“She was a rare thing, fine as a beeswing.
So fine a breath of wind might blow her away.
She was a lost child, she was running wild.
She said, ‘so long as there’s no price on love I’ll stay.’
And you wouldn’t want me any other way.”
—Richard Thompson, Beeswing
It’s 11:00 PM and I’m anchored up in 13 feet of water just west of Soldier Cay in the Berry Islands of the Bahamas (25 degrees 40 minutes North, 77 degrees 46 minutes West). It’s a beautiful night with the wind blowing 10 knots out of the northeast and Soldiers Cay protecting Hazel James and me from the open-water swell. The light from Arcturus, some 37 light years away, will be rising in the east soon. The mnemonic to remember is, “Follow the arc to Arcturus”—if you follow the arc of the Big Dipper’s handle, you’ll find the bright reddish star Arcturus. The light I’ll be seeing was generated 37 years ago, before Colleen and I met. Since that time, it’s been traveling at 186,000 miles per second. At the other end of the distance spectrum, Soldier Cay is less than half a mile long and a quarter mile wide at its widest. It’s uninhabited and a beautiful place to walk.
55 nautical miles east of us, across the Northeast Providence Channel lies Eleuthera. I hope to be sailing there through the night tomorrow night to arrive in the daylight with good visibility for costal piloting.

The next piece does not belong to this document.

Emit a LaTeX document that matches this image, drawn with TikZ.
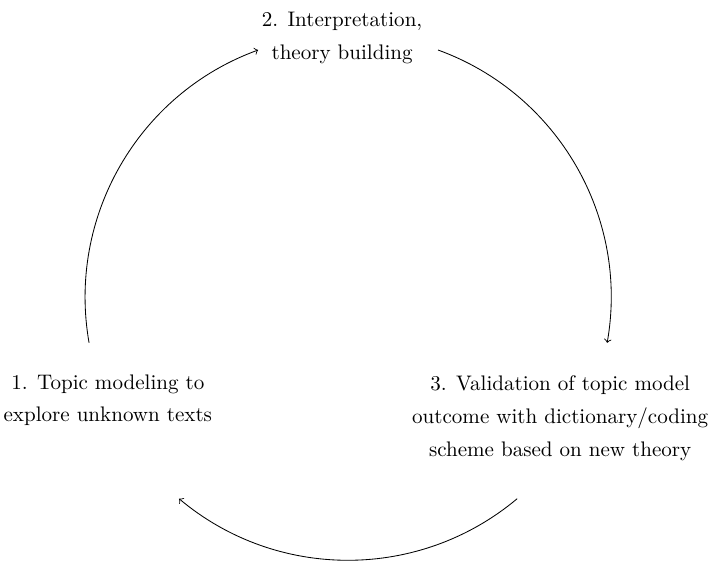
\documentclass[tikz,border=0pt]{standalone}
\begin{document}
\begin{tikzpicture}[
		every node/.style = {
			align=center,
			inner sep=0.1cm,
			font=\linespread{1.3}\selectfont
		}
		]
		\pgfmathsetmacro\radius{4.39}
		\useasboundingbox (-5.81,-4.42) rectangle (6.09,4.96);
		%\draw (0,0) circle (\radius);
		\node (interp) at (-0.10, 4.32) {2. Interpretation,\\theory building};
		\node (topics) at (-4.01, -1.72) {1. Topic modeling to\\explore unknown texts};
		\node (valid) at (3.54, -2.02) {3. Validation of topic model\\outcome with dictionary/coding\\scheme based on new theory};
		
		\coordinate (c190) at (190:\radius);
		\coordinate (c70) at (70:\radius);
		\coordinate (c310) at (310:\radius);
		
		\draw[->] (c190) arc[start angle=190, end angle=110, radius=\radius];
		\draw[->] (c70) arc[start angle=70, end angle=-10, radius=\radius];
		\draw[->] (c310) arc[start angle=310, end angle=230, radius=\radius];
	\end{tikzpicture}
\end{document}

I’m listening to two songs and having a bit of a cry. “If We Were Vampires” by Jason Isbell and the 400 Unit, and “Beeswing” by Richard Thompson. Although I quoted Dr. Seuss in an earlier post: ”Don’t cry because it’s over, smile because it happened.”—that advice works some of the time, maybe a little bit more each day, but it doesn’t work all the time.
Colleen and I married young. On our August, 1990 wedding day she was 21 and I, 25. Funny coincidence, 1990 is also the year that Hazel James was built—we’ve all put some miles under the keel since then. Neither Colleen nor I pictured ourselves as marrying young but it just happened. It was so right and so perfect, and it seemed like we should just do it. We could then get on with our life together. We married after Colleen finished her undergraduate studies and I was a staff consultant at Arthur Andersen. At work I was borderline miserable, in life I was directionless. Colleen and I would talk for hours about just taking-off and disappearing—backpacking or cycling and camping, and hitting whatever Grateful Dead shows we could find.
Then one day—thankfully after we were married—she was, or perhaps we were, pregnant. If people plan and God laughs, this was God chuckling. As it turned out, it was the best thing that ever could have happened to us. In addition to a wonderful child and the drive to have a sibling for that child, it gave us both a sense of purpose and direction. By definition, any work becomes a lot more meaningful when you’re playing for keeps and have others depending on you. I wouldn’t have it any other way.
Still, as I think about taking-off on this sailing voyage, I’m taken back to those early days of Colleen and me and our dreams of taking-off together. While there were a lot of bumps these last five years, since she’s gone I think less of the recent years and more about the past, when things were so much more carefree and seemingly with fewer consequences. I loved her and I wouldn’t want her any other way.